> Task goal: Copy all lines below exactly as written. Leave pictures out.

> Supplied material:
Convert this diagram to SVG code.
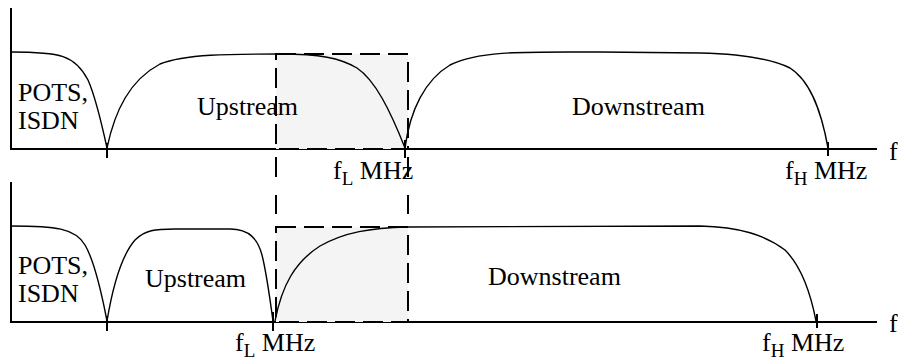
<svg xmlns="http://www.w3.org/2000/svg" width="898" height="362" viewBox="0 0 898 362">
<style>
.ax{stroke:#000;stroke-width:2;fill:none}
.cv{stroke:#000;stroke-width:1.4;fill:none}
.band{fill:#f4f4f4;stroke:none}
.dash{stroke:#000;stroke-width:2;fill:none;stroke-dasharray:20 8}
.dl{stroke:#000;stroke-width:2}
text{font-family:"Liberation Serif","Times New Roman",serif;font-size:26px;fill:#000}
.sub{font-size:19px}
</style>
<rect width="898" height="362" fill="#fff"/>
<g id="axes">
<path class="ax" d="M11,8 V149 H877"/>
<path class="ax" d="M11,182 V322 H877"/>
</g>
<g id="bands">
<rect class="band" x="276" y="54" width="132" height="95"/>
<rect class="band" x="276" y="227" width="132" height="95"/>
</g>
<g id="ticks">
<path class="ax" d="M107,143 V158 M405,140 V158 M828,142 V156"/>
<path class="ax" d="M107,316 V331 M273,312 V331 M817,314 V328"/>
</g>
<g id="curves">
<path class="cv" d="M11,52 C60,52 75,55 88,80 C96,98 102,125 107,148"/>
<path class="cv" d="M107,148 C115,110 130,80 160,64 C185,54 230,54 280,54 C320,54 340,58 357,68 C375,80 390,110 405,148"/>
<path class="cv" d="M405,148 C410,110 425,80 450,65 C480,50 530,52 600,52 L700,53 C740,54 770,58 790,68 C812,82 822,115 828,148"/>
<path class="cv" d="M11,226 C55,226 75,228 85,245 C95,262 102,295 107,321"/>
<path class="cv" d="M107,321 C113,285 122,255 135,240 C145,230 155,229 175,229 L230,229 C250,229 258,240 262,255 C267,275 270,300 273,321"/>
<path class="cv" d="M275,321 C282,285 295,262 320,246 C345,232 370,228 408,227 L700,226 C740,227 765,235 785,250 C800,265 810,290 816,321"/>
</g>
<g id="window">
<rect class="dash" x="276" y="54" width="132" height="95"/>
<rect class="dash" x="276" y="227" width="132" height="95"/>
<path class="dl" d="M276,157 V177 M276,195 V214 M408,157 V177 M408,195 V214"/>
</g>
<g id="labels-top">
<text x="18" y="101">POTS,</text>
<text x="18" y="129">ISDN</text>
<text x="197" y="115">Upstream</text>
<text x="572" y="115">Downstream</text>
<text x="333" y="179">f<tspan class="sub" dy="6">L</tspan><tspan dy="-6"> MHz</tspan></text>
<text x="785" y="179">f<tspan class="sub" dy="6">H</tspan><tspan dy="-6"> MHz</tspan></text>
<text x="889" y="160">f</text>
</g>
<g id="labels-bottom">
<text x="18" y="274">POTS,</text>
<text x="18" y="302">ISDN</text>
<text x="145" y="287">Upstream</text>
<text x="488" y="285">Downstream</text>
<text x="235" y="351">f<tspan class="sub" dy="6">L</tspan><tspan dy="-6"> MHz</tspan></text>
<text x="762" y="351">f<tspan class="sub" dy="6">H</tspan><tspan dy="-6"> MHz</tspan></text>
<text x="889" y="332">f</text>
</g>
</svg>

> Full solution:
Convert this diagram to SVG code.
<svg xmlns="http://www.w3.org/2000/svg" width="898" height="362" viewBox="0 0 898 362">
<style>
.ax{stroke:#000;stroke-width:2;fill:none}
.cv{stroke:#000;stroke-width:1.4;fill:none}
.band{fill:#f4f4f4;stroke:none}
.dash{stroke:#000;stroke-width:2;fill:none;stroke-dasharray:20 8}
.dl{stroke:#000;stroke-width:2}
text{font-family:"Liberation Serif","Times New Roman",serif;font-size:26px;fill:#000}
.sub{font-size:19px}
</style>
<rect width="898" height="362" fill="#fff"/>
<g id="axes">
<path class="ax" d="M11,8 V149 H877"/>
<path class="ax" d="M11,182 V322 H877"/>
</g>
<g id="bands">
<rect class="band" x="276" y="54" width="132" height="95"/>
<rect class="band" x="276" y="227" width="132" height="95"/>
</g>
<g id="ticks">
<path class="ax" d="M107,143 V158 M405,140 V158 M828,142 V156"/>
<path class="ax" d="M107,316 V331 M273,312 V331 M817,314 V328"/>
</g>
<g id="curves">
<path class="cv" d="M11,52 C60,52 75,55 88,80 C96,98 102,125 107,148"/>
<path class="cv" d="M107,148 C115,110 130,80 160,64 C185,54 230,54 280,54 C320,54 340,58 357,68 C375,80 390,110 405,148"/>
<path class="cv" d="M405,148 C410,110 425,80 450,65 C480,50 530,52 600,52 L700,53 C740,54 770,58 790,68 C812,82 822,115 828,148"/>
<path class="cv" d="M11,226 C55,226 75,228 85,245 C95,262 102,295 107,321"/>
<path class="cv" d="M107,321 C113,285 122,255 135,240 C145,230 155,229 175,229 L230,229 C250,229 258,240 262,255 C267,275 270,300 273,321"/>
<path class="cv" d="M275,321 C282,285 295,262 320,246 C345,232 370,228 408,227 L700,226 C740,227 765,235 785,250 C800,265 810,290 816,321"/>
</g>
<g id="window">
<rect class="dash" x="276" y="54" width="132" height="95"/>
<rect class="dash" x="276" y="227" width="132" height="95"/>
<path class="dl" d="M276,157 V177 M276,195 V214 M408,157 V177 M408,195 V214"/>
</g>
<g id="labels-top">
<text x="18" y="101">POTS,</text>
<text x="18" y="129">ISDN</text>
<text x="197" y="115">Upstream</text>
<text x="572" y="115">Downstream</text>
<text x="333" y="179">f<tspan class="sub" dy="6">L</tspan><tspan dy="-6"> MHz</tspan></text>
<text x="785" y="179">f<tspan class="sub" dy="6">H</tspan><tspan dy="-6"> MHz</tspan></text>
<text x="889" y="160">f</text>
</g>
<g id="labels-bottom">
<text x="18" y="274">POTS,</text>
<text x="18" y="302">ISDN</text>
<text x="145" y="287">Upstream</text>
<text x="488" y="285">Downstream</text>
<text x="235" y="351">f<tspan class="sub" dy="6">L</tspan><tspan dy="-6"> MHz</tspan></text>
<text x="762" y="351">f<tspan class="sub" dy="6">H</tspan><tspan dy="-6"> MHz</tspan></text>
<text x="889" y="332">f</text>
</g>
</svg>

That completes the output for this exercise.